Search the records for "with" and copy each line that holds it.

==============================

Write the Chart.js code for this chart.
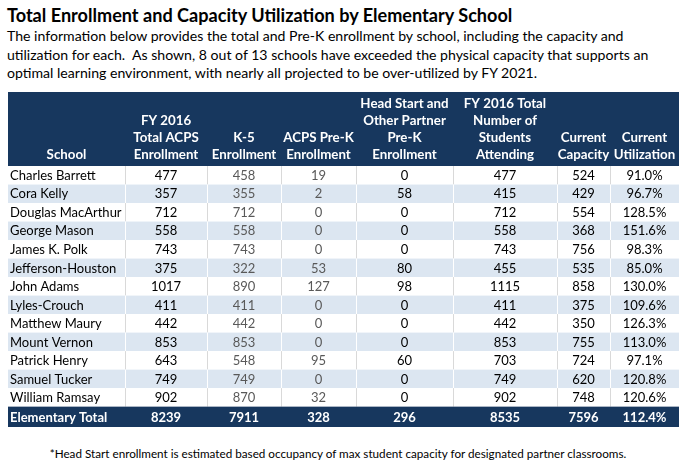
<!DOCTYPE html>
<html>
<head>
<meta charset="utf-8">
<script src="https://cdn.jsdelivr.net/npm/chart.js@4.4.1/dist/chart.umd.min.js"></script>
<style>
  html, body { margin: 0; padding: 0; background: #fff; }
  body { width: 688px; height: 464px; position: relative; overflow: hidden; font-family: Lato, "Open Sans", sans-serif; color: #000; }
  #title { position: absolute; left: 7px; top: 4px; font-size: 18.1px; font-weight: bold; line-height: 22px; white-space: nowrap; }
  #intro { position: absolute; left: 7px; top: 27px; font-size: 14.1px; line-height: 18.5px; white-space: nowrap; }
  #table { position: absolute; left: 8px; top: 92px; width: 671px; height: 335px; }
  #note { position: absolute; left: 0; width: 676px; top: 445px; text-align: center; font-size: 11.7px; line-height: 16px; white-space: nowrap; }
</style>
</head>
<body>
<div id="title">Total Enrollment and Capacity Utilization by Elementary School</div>
<div id="intro">The information below provides the total and Pre-K enrollment by school, including the capacity and<br>utilization for each.&nbsp; As shown, 8 out of 13 schools have exceeded the physical capacity that supports an<br>optimal learning environment, with nearly all projected to be over-utilized by FY 2021.</div>
<div id="table"><canvas id="tableChart"></canvas></div>
<div id="note">*Head Start enrollment is estimated based occupancy of max student capacity for designated partner classrooms.</div>

<script>
// table data
const schools = ["Charles Barrett", "Cora Kelly", "Douglas MacArthur", "George Mason", "James K. Polk",
  "Jefferson-Houston", "John Adams", "Lyles-Crouch", "Matthew Maury", "Mount Vernon",
  "Patrick Henry", "Samuel Tucker", "William Ramsay"];
const fyTotal = [477, 357, 712, 558, 743, 375, 1017, 411, 442, 853, 643, 749, 902];
const k5 = [458, 355, 712, 558, 743, 322, 890, 411, 442, 853, 548, 749, 870];
const acpsPreK = [19, 2, 0, 0, 0, 53, 127, 0, 0, 0, 95, 0, 32];
const headStart = [0, 58, 0, 0, 0, 80, 98, 0, 0, 0, 60, 0, 0];
const studentsTotal = [477, 415, 712, 558, 743, 455, 1115, 411, 442, 853, 703, 749, 902];
const capacity = [524, 429, 554, 368, 756, 535, 858, 375, 350, 755, 724, 620, 748];
const utilization = [91.0, 96.7, 128.5, 151.6, 98.3, 85.0, 130.0, 109.6, 126.3, 113.0, 97.1, 120.8, 120.6];

const totalLabel = "Elementary Total";
const totals = [8239, 7911, 328, 296, 8535, 7596, 112.4];

const headers = [
  ["School"],
  ["FY 2016", "Total ACPS", "Enrollment"],
  ["K-5", "Enrollment"],
  ["ACPS Pre-K", "Enrollment"],
  ["Head Start and", "Other Partner", "Pre-K", "Enrollment"],
  ["FY 2016 Total", "Number of", "Students", "Attending"],
  ["Current", "Capacity"],
  ["Current", "Utilization"]
];

// layout / style
const colWidths = [117, 82, 74, 75, 97, 104, 53, 69];
const colEdges = colWidths.reduce((acc, w) => acc.concat(acc[acc.length - 1] + w), [0]);
const tableWidth = colEdges[colEdges.length - 1];
const NAVY = "#17375E";
const STRIPE = "#DCE6F1";
const GRAY_TEXT = "#595959";
const TOTAL_ROW = schools.length;      // row index of the total line
const TOTAL_HEIGHT = 1.1;

const pct = v => v.toFixed(1) + "%";
const columns = [
  { values: schools, fmt: v => v, align: "left", color: "#000" },
  { values: fyTotal, fmt: String, color: "#000" },
  { values: k5, fmt: String, color: GRAY_TEXT },
  { values: acpsPreK, fmt: String, color: GRAY_TEXT },
  { values: headStart, fmt: String, color: "#000" },
  { values: studentsTotal, fmt: String, color: "#000" },
  { values: capacity, fmt: String, color: "#000" },
  { values: utilization, fmt: pct, color: "#000" }
];
const totalCells = [totalLabel].concat(totals.map((v, i) => i === totals.length - 1 ? pct(v) : String(v)));

const datasets = columns.map((col, c) => {
  const x = col.align === "left" ? colEdges[c] + 2 : (colEdges[c] + colEdges[c + 1]) / 2;
  const data = col.values.map((v, i) => ({ x: x, y: i + 0.5, text: col.fmt(v), color: col.color, bold: false }));
  data.push({ x: x, y: TOTAL_ROW + TOTAL_HEIGHT / 2, text: totalCells[c], color: "#fff", bold: true });
  return { label: "col" + c, data: data, align: col.align || "center", pointRadius: 0 };
});

const tablePlugin = {
  id: "tableCells",
  beforeDatasetsDraw(chart) {
    const { ctx, scales: { x, y } } = chart;
    const left = x.getPixelForValue(0), right = x.getPixelForValue(tableWidth);
    ctx.save();
    // header block
    ctx.fillStyle = NAVY;
    ctx.fillRect(left, y.getPixelForValue(-4), right - left, y.getPixelForValue(0) - y.getPixelForValue(-4));
    // body rows
    schools.forEach((s, i) => {
      const top = y.getPixelForValue(i), bottom = y.getPixelForValue(i + 1);
      ctx.fillStyle = i % 2 ? STRIPE : "#fff";
      ctx.fillRect(left, top, right - left, bottom - top);
      ctx.strokeStyle = i % 2 ? "#fff" : "#D9D9D9";
      ctx.lineWidth = 1;
      for (let c = 1; c < colEdges.length - 1; c++) {
        const px = Math.round(x.getPixelForValue(colEdges[c])) + 0.5;
        ctx.beginPath();
        ctx.moveTo(px, top);
        ctx.lineTo(px, bottom);
        ctx.stroke();
      }
    });
    // total row
    const tTop = y.getPixelForValue(TOTAL_ROW), tBottom = y.getPixelForValue(TOTAL_ROW + TOTAL_HEIGHT);
    ctx.fillStyle = NAVY;
    ctx.fillRect(left, tTop, right - left, tBottom - tTop);
    ctx.restore();
  },
  afterDatasetsDraw(chart) {
    const { ctx, scales: { x, y } } = chart;
    ctx.save();
    ctx.textBaseline = "middle";
    // header labels, bottom aligned
    ctx.fillStyle = "#fff";
    ctx.font = "bold 13.3px Lato";
    ctx.textAlign = "center";
    const lastLine = y.getPixelForValue(-0.6);
    headers.forEach((lines, c) => {
      const cx = x.getPixelForValue((colEdges[c] + colEdges[c + 1]) / 2);
      lines.forEach((t, k) => {
        ctx.fillText(t, cx, lastLine - (lines.length - 1 - k) * 17.2);
      });
    });
    // cell texts at the points placed by the scales
    chart.data.datasets.forEach((ds, di) => {
      const meta = chart.getDatasetMeta(di);
      ctx.textAlign = ds.align;
      meta.data.forEach((pt, i) => {
        const d = ds.data[i];
        ctx.fillStyle = d.color;
        ctx.font = (d.bold ? "bold " : "") + "13px Lato";
        ctx.fillText(d.text, pt.x, pt.y + 0.5);
      });
    });
    ctx.restore();
  }
};

new Chart(document.getElementById("tableChart"), {
  type: "scatter",
  data: { datasets: datasets },
  options: {
    responsive: true,
    maintainAspectRatio: false,
    animation: false,
    devicePixelRatio: 1,
    layout: { padding: 0 },
    plugins: { legend: { display: false }, tooltip: { enabled: false } },
    scales: {
      x: { type: "linear", min: 0, max: tableWidth, display: false },
      y: { type: "linear", min: -4, max: TOTAL_ROW + TOTAL_HEIGHT, reverse: true, display: false }
    }
  },
  plugins: [tablePlugin]
});
</script>
</body>
</html>
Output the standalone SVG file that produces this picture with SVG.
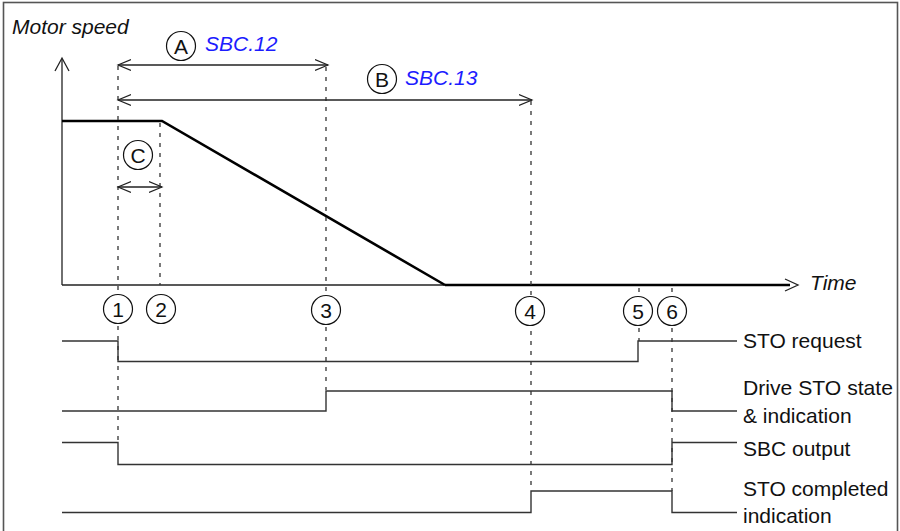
<svg xmlns="http://www.w3.org/2000/svg" width="900" height="531" viewBox="0 0 900 531">
<defs>
<style>
text{font-family:"Liberation Sans",Arial,sans-serif;font-size:21px;fill:#111}
.it{font-style:italic}
.blue{fill:#1c1cff}
.ctr{text-anchor:middle}
.thin{fill:none;stroke:#222;stroke-width:1.3}
.sig{fill:none;stroke:#333;stroke-width:1.4}
.thick{fill:none;stroke:#000;stroke-width:2.6}
.dash{fill:none;stroke:#333;stroke-width:1.3;stroke-dasharray:4 6}
.circ{fill:#fff;stroke:#111;stroke-width:1.2}
</style>
<marker id="ah" markerWidth="16" markerHeight="16" refX="13" refY="8" orient="auto-start-reverse" markerUnits="userSpaceOnUse">
<path d="M0,2.5 L13,8 L0,13.5" fill="none" stroke="#222" stroke-width="1.2"/>
</marker>
</defs>
<rect x="3.5" y="2.5" width="894" height="545" fill="#fff" stroke="#555" stroke-width="1.6"/>

<g id="axes">
<line class="thin" x1="62" y1="285" x2="62" y2="59"/>
<path class="thin" d="M55,71 L62,58 L69,71"/>
<line class="thin" x1="62" y1="285" x2="445" y2="285"/>
<line class="thick" x1="445" y1="285" x2="790" y2="285"/>
<path class="thin" d="M785,279 L798,285 L785,291"/>
<text class="it" x="12" y="34">Motor speed</text>
<text class="it" x="810" y="290">Time</text>
</g>

<g id="speed-curve">
<polyline class="thick" points="62,121 162,121 445,285"/>
</g>

<g id="connectors">
<line class="dash" x1="118" y1="66" x2="118" y2="442"/>
<line class="dash" x1="160" y1="123" x2="160" y2="285"/>
<line class="dash" x1="326" y1="67" x2="326" y2="390"/>
<line class="dash" x1="531" y1="101" x2="531" y2="491"/>
<line class="dash" x1="639" y1="288" x2="639" y2="341"/>
<line class="dash" x1="672" y1="288" x2="672" y2="491"/>
<line class="thin" x1="118" y1="65" x2="328" y2="65" marker-start="url(#ah)" marker-end="url(#ah)"/>
<line class="thin" x1="118" y1="100" x2="532" y2="100" marker-start="url(#ah)" marker-end="url(#ah)"/>
<line class="thin" x1="118" y1="187" x2="162" y2="187" marker-start="url(#ah)" marker-end="url(#ah)"/>
</g>

<g id="label-A">
<circle class="circ" cx="181" cy="46" r="14.5"/>
<text class="ctr" x="181" y="53.5">A</text>
<text class="it blue" x="205" y="51">SBC.12</text>
</g>
<g id="label-B">
<circle class="circ" cx="382" cy="79" r="14.5"/>
<text class="ctr" x="382" y="86.5">B</text>
<text class="it blue" x="405" y="85">SBC.13</text>
</g>
<g id="label-C">
<circle class="circ" cx="138" cy="155" r="14.5"/>
<text class="ctr" x="138" y="162.5">C</text>
</g>

<g id="marker-1"><circle class="circ" cx="118" cy="309" r="14.5"/><text class="ctr" x="118" y="316.5">1</text></g>
<g id="marker-2"><circle class="circ" cx="161" cy="309" r="14.5"/><text class="ctr" x="161" y="316.5">2</text></g>
<g id="marker-3"><circle class="circ" cx="326" cy="310" r="14.5"/><text class="ctr" x="326" y="317.5">3</text></g>
<g id="marker-4"><circle class="circ" cx="530" cy="311" r="14.5"/><text class="ctr" x="530" y="318.5">4</text></g>
<g id="marker-5"><circle class="circ" cx="638" cy="311" r="14.5"/><text class="ctr" x="638" y="318.5">5</text></g>
<g id="marker-6"><circle class="circ" cx="672" cy="311" r="14.5"/><text class="ctr" x="672" y="318.5">6</text></g>

<g id="sto-request">
<polyline class="sig" points="62,341 118,341 118,361.5 638,361.5 638,341 737,341"/>
<text x="743" y="348">STO request</text>
</g>
<g id="drive-sto-state">
<polyline class="sig" points="62,411 326,411 326,391 672,391 672,411 737,411"/>
<text x="743" y="395" textLength="150" lengthAdjust="spacingAndGlyphs">Drive STO state</text>
<text x="743" y="423">&amp; indication</text>
</g>
<g id="sbc-output">
<polyline class="sig" points="62,442.5 118,442.5 118,464.5 672,464.5 672,442.5 737,442.5"/>
<text x="743" y="456">SBC output</text>
</g>
<g id="sto-completed">
<polyline class="sig" points="62,512.5 531,512.5 531,491 672,491 672,512.5 737,512.5"/>
<text x="743" y="496">STO completed</text>
<text x="743" y="523">indication</text>
</g>
</svg>
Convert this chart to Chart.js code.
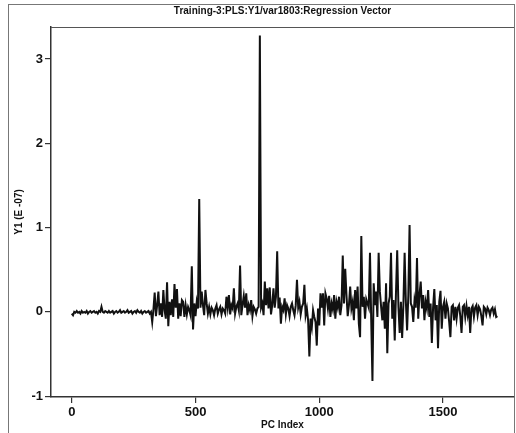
<!DOCTYPE html>
<html>
<head>
<meta charset="utf-8">
<script src="https://cdn.jsdelivr.net/npm/chart.js@4/dist/chart.umd.min.js"></script>
<style>
  html, body { margin: 0; padding: 0; background: #fff; }
  #wrap { width: 516px; height: 433px; }
</style>
</head>
<body>
<div id="wrap"><canvas id="myChart" width="516" height="433"></canvas></div>
<script>
const chartTitle = 'Training-3:PLS:Y1/var1803:Regression Vector';
const xTitle = 'PC Index';
const yTitle = 'Y1 (E -07)';
const xTicks = [0, 500, 1000, 1500];
const yTicks = [-1, 0, 1, 2, 3];

// one value every 5 PC index units
const pcStep = 5;
const regression = [
    -0.02, -0.04, 0.00, -0.01, 0.01, -0.01, 0.00, -0.02, 0.01, -0.01,
    0.00, -0.01, 0.01, -0.02, 0.00, 0.01, -0.01, 0.00, 0.01, -0.01,
    0.00, -0.02, 0.01, 0.00, 0.06, 0.00, -0.01, 0.01, 0.00, -0.01,
    0.01, -0.01, 0.00, 0.01, -0.02, 0.00, 0.01, -0.01, 0.00, 0.02,
    -0.01, 0.00, 0.01, -0.01, 0.00, 0.02, -0.01, 0.00, 0.01, -0.02,
    0.00, 0.01, -0.01, 0.02, 0.00, -0.01, 0.01, -0.02, 0.00, 0.01,
    -0.01, 0.00, 0.01, -0.02, 0.00, -0.12, 0.03, 0.23, -0.05, 0.08,
    0.24, -0.04, 0.10, -0.06, 0.26, 0.02, -0.08, 0.35, -0.17, 0.12,
    -0.04, 0.15, -0.06, 0.33, 0.05, 0.27, -0.08, 0.10, -0.05, 0.14,
    0.12, -0.06, 0.08, -0.03, 0.06, 0.02, -0.04, 0.54, -0.21, 0.10,
    -0.05, 0.12, 0.04, 1.34, 0.05, 0.24, 0.08, -0.04, 0.26, 0.10,
    -0.02, 0.06, -0.03, 0.05, 0.02, -0.04, 0.04, 0.08, -0.02, 0.03,
    0.06, -0.03, 0.04, 0.02, -0.02, 0.18, 0.05, 0.20, -0.03, 0.08,
    0.04, 0.28, -0.02, 0.06, 0.10, 0.02, 0.55, -0.04, 0.08, 0.19,
    0.05, 0.22, -0.04, 0.08, 0.02, 0.14, -0.05, 0.06, 0.03, -0.02,
    0.04, 0.06, 3.28, 0.05, 0.10, -0.04, 0.36, 0.08, 0.28, 0.04,
    0.29, -0.03, 0.08, 0.28, 0.05, 0.18, 0.72, 0.04, 0.17, -0.14,
    0.06, 0.02, 0.16, -0.03, 0.08, 0.04, -0.05, 0.06, 0.10, 0.02,
    -0.04, 0.08, 0.38, 0.05, 0.12, -0.03, 0.06, 0.10, 0.32, -0.04,
    0.04, -0.10, -0.53, -0.08, -0.18, 0.02, -0.06, -0.12, -0.40, 0.04,
    -0.16, 0.22, 0.05, 0.22, -0.16, 0.22, 0.16, 0.04, 0.19, -0.06,
    0.10, 0.03, 0.20, -0.08, 0.12, 0.05, 0.18, -0.04, 0.08, 0.67,
    0.10, 0.51, 0.20, -0.05, 0.08, 0.30, 0.04, 0.12, -0.10, 0.26,
    0.04, 0.30, -0.14, -0.30, 0.90, 0.06, 0.18, -0.08, 0.15, 0.10,
    0.05, 0.70, -0.10, -0.82, 0.34, 0.08, 0.24, -0.06, 0.70, 0.24,
    0.06, -0.10, 0.12, -0.20, 0.34, -0.49, 0.10, 0.18, 0.70, -0.08,
    0.14, -0.34, 0.22, 0.73, 0.06, -0.25, 0.12, -0.31, 0.08, 0.70,
    0.12, -0.22, 0.20, 1.03, 0.10, 0.06, -0.12, 0.14, 0.05, 0.64,
    -0.08, 0.20, 0.36, 0.04, 0.20, -0.10, 0.12, 0.04, 0.26, -0.06,
    0.10, -0.37, 0.05, 0.27, -0.10, 0.08, -0.43, 0.12, 0.25, -0.20,
    0.06, 0.12, -0.08, 0.10, 0.04, -0.12, -0.30, 0.06, 0.08, -0.10,
    0.06, -0.08, 0.05, 0.08, -0.05, -0.25, 0.06, 0.08, -0.06, 0.07,
    -0.04, 0.06, -0.25, 0.04, 0.07, -0.06, 0.05, 0.08, -0.04, 0.06,
    0.03, -0.05, -0.16, 0.06, 0.04, -0.03, 0.05, 0.02, -0.04, 0.03,
    0.05, -0.02, 0.03, -0.06, -0.05
];

function buildPoints() {
    let pts = [];
    regression.forEach((v, i) => {
        pts.push({x: i * pcStep, y: v});
    });
    return pts;
}

// outer frame, plot box and the title line
const framePlugin = {
    id: 'frame',
    beforeDraw(chart) {
        const ctx = chart.ctx;
        ctx.save();
        ctx.fillStyle = '#fff';
        ctx.fillRect(0, 0, chart.width, chart.height);
        ctx.strokeStyle = '#777';
        ctx.lineWidth = 1;
        ctx.strokeRect(8.5, 4.5, 506, 440);
        ctx.restore();
    },
    afterDraw(chart) {
        const ctx = chart.ctx;
        const a = chart.chartArea;
        ctx.save();
        ctx.strokeStyle = '#555';
        ctx.lineWidth = 1;
        ctx.beginPath();
        ctx.moveTo(a.left, a.top + 0.5);
        ctx.lineTo(a.right, a.top + 0.5);
        ctx.stroke();
        ctx.fillStyle = '#111';
        ctx.font = 'bold 10px "Liberation Sans", Arial, sans-serif';
        ctx.textAlign = 'center';
        ctx.textBaseline = 'middle';
        ctx.fillText(chartTitle, (a.left + a.right) / 2, 11);
        ctx.restore();
    }
};

const tickFont = {family: '"Liberation Sans", Arial, sans-serif', size: 13, weight: 'bold'};
const titleFont = {family: '"Liberation Sans", Arial, sans-serif', size: 10, weight: 'bold'};

function drawChart() {
    const ctx = document.getElementById('myChart');
    new Chart(ctx, {
        type: 'line',
        data: {
            datasets: [{
                data: buildPoints(),
                borderColor: '#111',
                borderWidth: 2,
                pointRadius: 0,
                tension: 0,
                fill: false
            }]
        },
        options: {
            responsive: false,
            animation: false,
            layout: {padding: {left: 9, top: 27, right: 2, bottom: 0}},
            plugins: {
                legend: {display: false},
                tooltip: {enabled: false},
                title: {display: false}
            },
            scales: {
                x: {
                    type: 'linear',
                    min: -84,
                    max: 1787,
                    afterBuildTicks: s => { s.ticks = xTicks.map(v => ({value: v})); },
                    afterFit: s => { s.height = 36; },
                    grid: {display: true, drawOnChartArea: false, tickLength: 6, color: '#333', lineWidth: 1.2},
                    border: {display: true, color: '#333', width: 1.5},
                    ticks: {
                        color: '#111',
                        padding: 2,
                        maxRotation: 0,
                        font: tickFont,
                        callback: v => String(v)
                    },
                    title: {
                        display: true,
                        text: xTitle,
                        color: '#111',
                        padding: {top: 0, bottom: 2},
                        font: titleFont
                    }
                },
                y: {
                    min: -1.01,
                    max: 3.38,
                    afterBuildTicks: s => { s.ticks = yTicks.map(v => ({value: v})); },
                    afterFit: s => { s.width = 42; },
                    grid: {display: true, drawOnChartArea: false, tickLength: 6, color: '#333', lineWidth: 1.2},
                    border: {display: true, color: '#333', width: 1.5},
                    ticks: {
                        color: '#111',
                        padding: 2,
                        font: tickFont,
                        callback: v => String(v)
                    },
                    title: {
                        display: true,
                        text: yTitle,
                        color: '#111',
                        padding: {top: 4, bottom: 0},
                        font: titleFont
                    }
                }
            }
        },
        plugins: [framePlugin]
    });
}

window.addEventListener('load', evt => drawChart());
</script>
</body>
</html>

==============================

> **Problem solution**:
<div id="intro">The information below provides the total and Pre-K enrollment by school, including the capacity and<br>utilization for each.&nbsp; As shown, 8 out of 13 schools have exceeded the physical capacity that supports an<br>optimal learning environment, with nearly all projected to be over-utilized by FY 2021.</div>
Output the standalone SVG file that produces this picture with SVG.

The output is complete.